Aujourd’hui, le consensus d’une croissance de la Chine de 6-7% est remis en cause car les politiques de relance n’ont pas produit leurs effets: baisse des taux d’intérêts, plans d’investissements publics, forte hausse des salaires nominaux… D’où l’appel à la relance des exportations via le taux de change.

La dévaluation du Yuan a réactivé les débats sur le statut privilégié du Dollar. La Chine, 2e puissance mondiale, souhaite voir sa monnaie jouer un plus grand rôle. L’internationalisation d’une monnaie constitue un saut considérable, la Chine s’y prépare méthodiquement. En attendant, une moindre dépendance vis-à-vis du dollar est souhaitée à travers l’introduction du yuan et d’autres monnaies dans le panier de la super monnaie du FMI (DTS)
La Chine veut réorienter sa croissance vers son marché intérieur, ce qui est étroitement lié à la question monétaire. En effet il a été reproché à la Chine de sous-évaluer sa monnaie. L’appréciation du Yuan a été lancée en 2005, suspendue pendant la crise entre 2008 et 2010 et reprise en 2010. Elle sert l’objectif du rééquilibrage de la croissance dans la mesure où une monnaie forte est un rempart contre l’inflation mais ce n’est pas un mécanisme suffisant. La hausse des salaires (14% en moyenne par an depuis près de deux décennies) complète le dispositif du développement du marché intérieur et ouvre la voie à la réduction, à moyen/long terme, des surplus commerciaux : un excédent extérieur important et durable est l’expression d’une incapacité à faire profiter l’économie domestique des fruits de la croissance.

L’inquiétude des autorités chinoises et la relance via le Yuan ne doivent pas occulter l’ambition de faire jouer à leur monnaie un rôle international. Pour favoriser le statut de monnaie de réserve , la chine accumule des stocks d’or physique à travers sa propre production et des importations massives; à ce propos, un rappel historique mérite d’être souligné : en 1945, les accords de Bretton Woods avaient fixé le cours du dollar par rapport au métal jaune (35 Dollars l’once) mais n’avaient pas imposé sa convertibilité en or ; C’est par une décision unilatérale, en 1948, que les Etats Unis ont annoncé la convertibilité du dollar en or ; la suite est connue : offre abondante de dollars, suppression de la convertibilité et changes flottants.
Mais le yuan n’est pas le seul candidat à remettre en cause l’hégémonie du dollar ; l’euro dispose d’un certain nombre d’atouts : poids économique et commerciale de la zone euro et diversification des avoirs en devises de plusieurs banques centrales notamment mais il faut des euro bonds en mesure d’inspirer la confiance du dollar ; aujourd’hui la priorité est la croissance dans la zone euro, d’où l’assouplissement de la politique monétaire de la BCE et une dépréciation de l’Euro à l’instar des politiques menées par les Etats Unis sauf que lorsqu’une monnaie s’affaiblit, l’autre se renchérit. Deux questions se posent : à court terme, quel est le seuil de hausse du dollar qui sera accepté par les Etats Unis ? À moyen terme, quel est le scenario monétaire le plus probable ? Un ordre monétaire multilatéral ou une monnaie internationale (DTS) émise par une institution internationale (FMI) ?
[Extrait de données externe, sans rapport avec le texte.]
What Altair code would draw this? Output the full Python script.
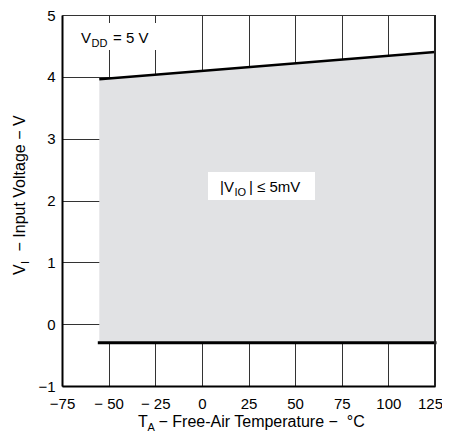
import altair as alt
import pandas as pd

# ---- data ----
temps = [-55, 125]
upper_v = [3.96, 4.40]
lower_v = [-0.30, -0.30]
x_ticks = [-75, -50, -25, 0, 25, 50, 75, 100, 125]
x_tick_labels = ["−75", "− 50", "− 25", "0", "25", "50", "75", "100", "125"]
y_ticks = [-1, 0, 1, 2, 3, 4, 5]
y_tick_labels = ["−1", "0", "1", "2", "3", "4", "5"]

W, H = 373, 371
FONT = "Liberation Sans"
FILL = "#e1e2e4"
GRID = "#333333"


def label_expr(ticks, labels):
    parts = " : ".join(f"datum.value == {t} ? '{l}'" for t, l in zip(ticks, labels))
    return parts + " : ''"


df = pd.DataFrame({"temp": temps, "upper": upper_v, "lower": lower_v})
one = pd.DataFrame({"k": [0]})

xs = alt.Scale(domain=[-75, 125], nice=False, zero=False)
ys = alt.Scale(domain=[-1, 5], nice=False, zero=False)

common_axis = dict(
    title=None, ticks=False, grid=True, gridColor=GRID, gridWidth=1, gridOpacity=1,
    domainColor="black", domainWidth=2, labelFont=FONT, labelFontSize=15,
    labelColor="black", labelFlush=False, labelOverlap=False,
)
xaxis = alt.Axis(values=x_ticks, labelExpr=label_expr(x_ticks, x_tick_labels),
                 labelPadding=10,
                 labelOffset={"condition": {"test": "datum.value == 125", "value": -5},
                              "value": 0},
                 **common_axis)
yaxis = alt.Axis(values=y_ticks, labelExpr=label_expr(y_ticks, y_tick_labels),
                 labelPadding=7, **common_axis)

area = alt.Chart(df).mark_area(color=FILL, opacity=1).encode(
    x=alt.X("temp:Q", scale=xs, axis=xaxis),
    y=alt.Y("upper:Q", scale=ys, axis=yaxis),
    y2="lower:Q",
)
up = alt.Chart(df).mark_line(color="black", strokeWidth=2.5).encode(
    x="temp:Q", y="upper:Q")
lo = alt.Chart(df).mark_line(color="black", strokeWidth=3, strokeCap="square").encode(
    x="temp:Q", y="lower:Q")

right_border = alt.Chart(one).mark_rule(color="#222222", strokeWidth=2).encode(
    x=alt.value(W), y=alt.value(0), y2=alt.value(H))


def box(x1, x2, y1, y2):
    return alt.Chart(one).mark_rect(color="white", opacity=1).encode(
        x=alt.value(x1), x2=alt.value(x2), y=alt.value(y1), y2=alt.value(y2))


def txt(s, x, y, size, angle=0):
    return alt.Chart(pd.DataFrame({"s": [s]})).mark_text(
        font=FONT, fontSize=size, align="left", baseline="alphabetic",
        angle=angle, color="black",
    ).encode(text="s:N", x=alt.value(x), y=alt.value(y))


layers = [
    area, up, lo, right_border,
    box(10, 98, 8, 35),
    txt("V", 19, 27.5, 15), txt("DD", 29.5, 31.5, 11), txt("= 5 V", 51, 27.5, 15),
    box(146, 253, 157, 185),
    txt("|V", 158, 176.5, 15), txt("IO", 172.5, 180.5, 11), txt("| ≤ 5mV", 187, 176.5, 15),
    # y title (rotated)
    txt("V", -37, 260, 16, 270), txt("I", -33, 249, 11, 270),
    txt("− Input Voltage − V", -37, 236.5, 16, 270),
    # x title
    txt("T", 76, 411.5, 16), txt("A", 85.5, 415.5, 11),
    txt("− Free-Air Temperature −\u00a0 °C", 96.5, 411.5, 16),
]

chart = alt.layer(*layers).properties(
    width=W, height=H,
    padding={"left": 54, "top": 7, "right": 7, "bottom": 47},
    autosize=alt.AutoSizeParams(type="none"),
).configure_view(stroke=None)

chart.save("out.html", embed_options={"renderer": "svg", "actions": False})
Les Marocains directement concernés ?

Le Maroc a opté pour un rattachement pluri-monétaire du dirham avec le souci de minimiser l’incidence des changements de parité. Le nouveau panier de devises (60% pour l’Euro et 40% pour le Dollar) atténue la volatilité du dirham.
La dépréciation de l’Euro par rapport au dollar se traduit par une dépréciation de l’Euro par rapport au DH de moindre ampleur avec le nouveau panier qu’avec l’ancien (l’Euro comptait pour 80%). Mais la hausse du DH gène notre compétitivité. En outre le Maroc a adopté le paiement en Yuan des transactions commerciales avec la Chine et s’est engagé à promouvoir le Yuan comme devise de référence dans les échanges sino-africains. En contrepartie, la Chine va favoriser l’utilisation de produits et services libellés en Yuan.

En définitive, le Maroc est concerné par les stratégies des trois acteurs qui déterminent l’avenir de l’économie mondiale ; la politique monétaire, qui tend à se substituer à la politique budgétaire (tant les marges de manœuvre du budget se sont réduites), soulève des questions qui doivent transparaitre dans les débats politiques. Indolores, inodores, ces questions ne suscitent pas autant d’émotions et de réactions que les questions budgétaires mais leurs effets sur le citoyen sont similaires.